On the ongoing topic of long overdue, Roman needs a love life. I was speaking with a close friend and fellow DAYS fan recently, and we both think we have the right lady -- Maxine! Neither of us is feeling Abe and Maxine, and we think her sassy self is a better fit for cowboy Roman and his "What da hell?" approach to life. As for Abe? Test him out with Marlena. They'd be a classy couple, no doubt. And "Ablena" or "Mabe" would certainly stir some pots, and I'd love to see the look on both John and Roman's faces if she walked into the sunset with their former partner. Just a thought.
Okay. Okay.

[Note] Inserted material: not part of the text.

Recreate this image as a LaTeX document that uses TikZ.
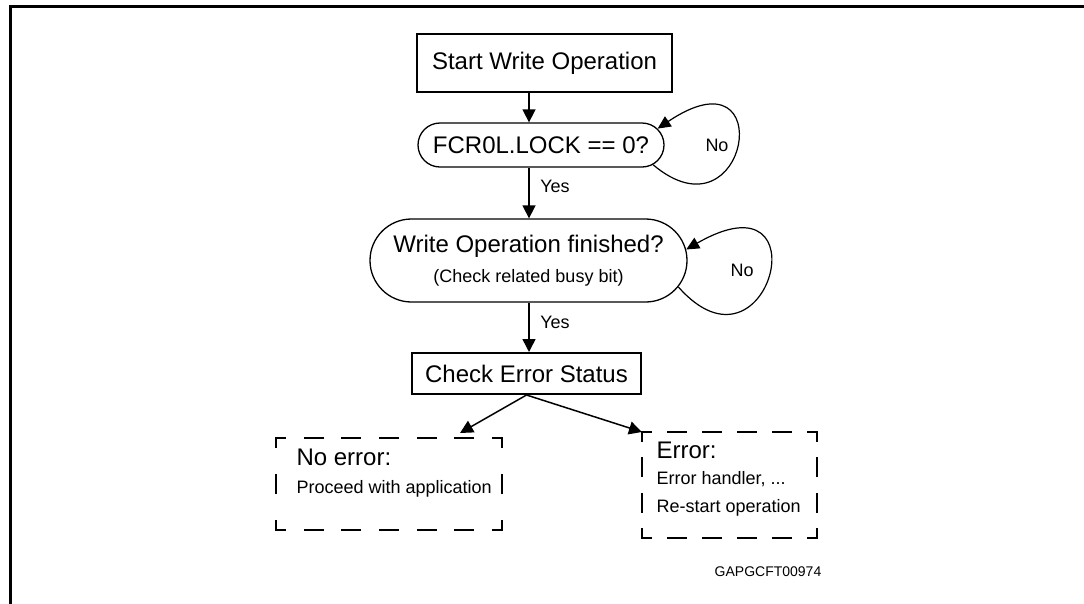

Yes, Ciara can be a brat, but I give her a tip of my hat. When she gestured for Aiden to have a seat, I was impressed. I absolutely think Victor would have been, too. Still, she needs to work on negotiating. She scored expensive earrings from Sami and settled for chocolates and a high-tech watch from Aiden. She could do better. Then again, she is Hope's daughter. I'm sure chocolates are enough.
To play devil's advocate, and I don't really have any malice towards Aiden at this point, it's ironic that he thinks Ciara is basically Rosemary's Baby, yet he is willing to scheme with her. If I were saying something, which I'm not, that would be rather hypocritical of him. Hmm, hypocritical and judgmental. Let me repeat a "RANDOM THOUGHTS" comment I made a few weeks ago, "Are we sure he's not a Horton?"
Seriously, Nick!? No one -- not one person -- in the Horton family loves and supports you? Maybe you want to tell Cousin Julie to stop waving the "Nick is God!" foam finger then. She's probably got carpal tunnel by now. Good grief.